The Works also noted that 33 new stores were opened and five were closed, bringing the total estate to 525 stores as at 27 October 2019. Two stores were relocated during the Period and a further net 13 stores were added following the period end.
Gavin Peck, Chief Executive Officer of The Works, commented:
“I am pleased to report that the Company delivered a solid performance during the key Christmas trading period with like-for-like sales up 1.5%. This was driven by growth in both stores and online. However, to ensure we are well placed to deliver profitable growth in the medium-term we have taken action to refocus our strategy by opening fewer new stores, with a view to driving improved performance in our existing estate and increasing our focus on cost savings. We remain confident in the prospects for the Company with the business trading-in line with the Boards’ full-year expectations.
“I am delighted to be taking on the role of CEO. The Works is a great business with fantastic colleagues providing a compelling and differentiated offering for our customers. Building on the Company’s established foundations, I look forward to leading The Works in its next phase and creating value for all of our stakeholders.”
The Works outlook
“Since the end of the Period, the Group has delivered an improved LFL sales performance and continues to trade in line with the Board’s expectations for the full financial year. As noted above, we have taken proactive action to refocus the Company’s growth strategy to help ensure a return to profitable growth. We remain confident of the Group’s growth opportunities given our differentiated proposition, offering a wide range of new products at outstanding value, through our unique multi-channel offering, which continues to resonate well with customers.”
Chief Executive Departure
The firm also reported that its Chief Executive is set to depart following a nine year tenure with the firm.
Kevin Keaney left his post as CEO with immediate effect, and has stepped down from the company board.
Chief Financial Officer Gavin Peck, who took on the role in April 2018, has been named as the new CEO, also with immediate effect. He was formerly the commercial director at greeting cards seller Card Factory PLC (LON:CARD).
The Works said its current Head of Finance Rosie Fordham as been appointed as the interim CFO.
Commenting, Chairman, Dean Hoyle, said:
“On behalf of the Board and all of our colleagues, I would like to thank Kevin for his leadership and commitment to the Company over the last nine years. He has helped establish The Works as a leading multi-channel value retailer, has built a fantastic culture and successfully guided the Company through its IPO in 2018. We wish him all the very best for the future.
“We are delighted to appoint Gavin as CEO. Since joining The Works he has played a key role in growing and strengthening the business amidst a challenging retail backdrop. He brings significant industry knowledge as well as commercial and finance experience to lead the business into the future.”

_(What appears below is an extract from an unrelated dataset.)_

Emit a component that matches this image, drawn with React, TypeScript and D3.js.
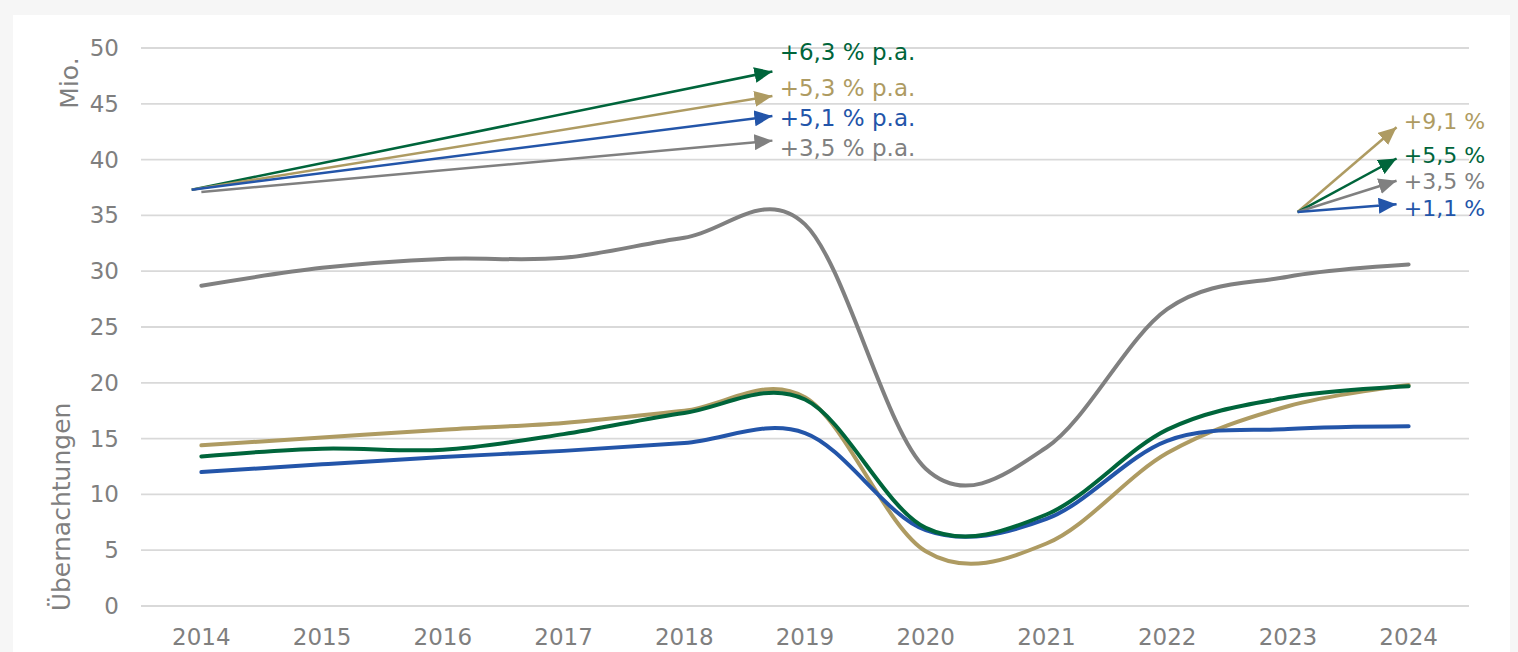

Commenting, Kevin Keaney said:
“After an incredible nine years, I believe now is the right time for me to hand over to a new CEO to lead The Works through its next phase of development. Whilst this has been a very difficult decision, it feels like the right time to take a break, spend time with my family and think about what I want to do next.
“It’s been a privilege to lead The Works over these past years and more recently as a public company. It is a tremendous business supported by incredibly talented colleagues. I am immensely proud of all that we have achieved together and I would like to thank the Board and everyone at The Works for their support through the years. I am delighted to be handing over to Gavin who I have worked closely with over the last 20 months and I am confident that under Gavin’s leadership the business will go from strength to strength.”
The Works bounce back following November warning
In November, the firm warned shareholders about their next trading update statistics, alluding to lower profit levels.
The Works warned warned that full year pre-tax profits are expected to come in ‘significantly below’ the current consensus of £7.3 million.
During the six month period, ending in October total revenue rose 5.4%, although even stripping out the impact of last year’s Squishies fad, like-for-like sales were down 1.9%.
British retail
The Works have seemingly managed to shrug off the slumping British High Street, however it has not been all good for other firms.
Notably, due to the slump on the British high street Mothercare (LON:MTC) announced that the company has entered administration, which will cease all business operations in November.
All 79 of Mothercare’s UK stores are set to shut as administrators get the ball rolling to close this case.
The UK firm “has been loss-making for a number of years”, but international franchises are profitable, PwC said.
In December, it was announced that the baby goods firm was not making sufficient profits and that management had failed to find a buyer.
Joint administrator Zelf Hussain said: “This is a sad moment for a well-known High Street name,” adding that Mothercare “has been hit hard by increasing cost pressures and changes in consumer spending.”
“It’s with real regret that we have to implement a phased closure of all UK stores. Our focus will be to help employees and keep the stores trading for as long as possible,” Mr Hussain said.
The Works have impressively bounced back from a poor update back in November, although shareholders have been warned about lower post-Christmas sales, there can be a sense of relief with the update provided today.
Shares in The Works trade at 34p spiking 9.68%. 16/1/20 11:44BST.